Types of legal firms

Types of Law firms: Variety and Specialty


While there are numerous large law firms across the United States that can tackle almost every legal challenge possible, there are thousands of individual firms across the country that operate in specific areas of US law. From finance to criminal defense, our legal system is extensive, complex and varied, resulting in a multitude of specialist law firms.


Whether you’re looking for legal help, or searching for employment, it’s important to understand the differences between all these varieties of US law firms. Take a look at this handy guide to some of the most common law firms in the United States.

Wall Street

Wall Street is home to some of the biggest and most notorious law firms in the world, including Wachtell, Lipton, Rosen & Katz, Cravath, Swaine & Moore LLP and Sullivan & Cromwell LLP. New York now has thousands of law firms and attorneys and makes up a significant portion of the nation’s legal market.

Despite being based in New York, many firms work with clients from all over the world, dealing with financial and banking matters. Wall Street legal firms are prestigious, making it harder for young graduates to make their way up the ladder – but when they do, it’s certainly rewarding.

Small and Regional

Smaller, more regional firms have a drastically different hierarchical structure and culture to New York firms. Typically, these slower-paced, smaller firms will work with companies and clients across their local area and state. This does not mean, however, that their remit is limited.

Smaller legal firms have to adapt to more specialized legal markets in their states, and will work on a variety of issues from banking and finance to government and regulation.


All firms start somewhere, and usually it’s a result of one attorney deciding to ‘go it alone’. A solo legal firm is run by one lawyer, and may often provide services in multiple areas of law. Some solo firms may also practice in one specialized area of the law.

A solo firm’s services will typically cost less, but will be able to provide high quality services as a result of hiring paralegals and other legal professionals to assist with the work load.


Owing to the complexities of criminal law, many firms across the United States (and indeed the rest of the world) will specialize in providing only criminal law services. Clients will request legal representation for court cases that relate to some form of criminal activity.

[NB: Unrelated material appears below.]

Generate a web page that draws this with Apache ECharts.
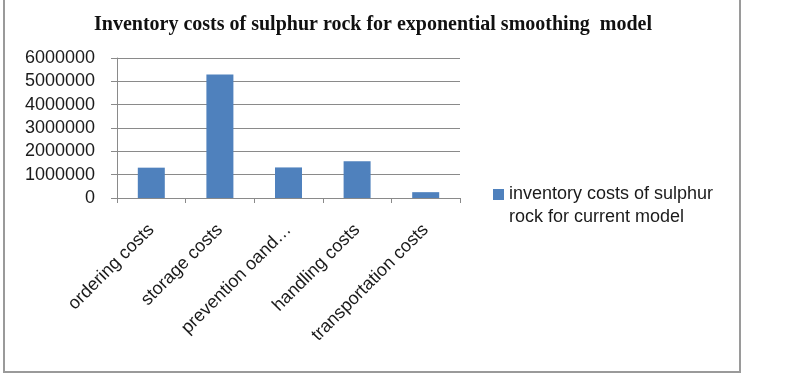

Criminal attorneys will often work with other local attorneys and have a knowledge of the most prominent judges in the state and region.

Public defenders are available, but given that clients are often fighting to stay out of prison, a criminal attorney will have extensive experience and a huge deal of knowledge of criminal law.


Transactional practice is used when two disputing parties want to stay out of court. Research, preparation and extensive reviewing of documents and contracts will take place, allowing companies to settle their disputes or go ahead with acquisitions or company mergers. Typically, transactional law firms will focus on disputes relating to insurance, finance or property.

These lawyers will always stay out of court, and work across the board to negotiate the best deal for both parties.


Litigation is very different to transactional practice. Though litigation specialists may also focus on property, money and insurance cases, they will seek to solve the dispute in the court room.

Litigators will have to prove that contracts were breached, crimes were committed or the other party was negligent in order to win their case. While there will be days in court, litigators use their extensive knowledge of the law, and team of specialists, to negotiate deals with the opposing party’s lawyers, too.

Around 95% of these cases actually settle before they reach court, according to recent statistics.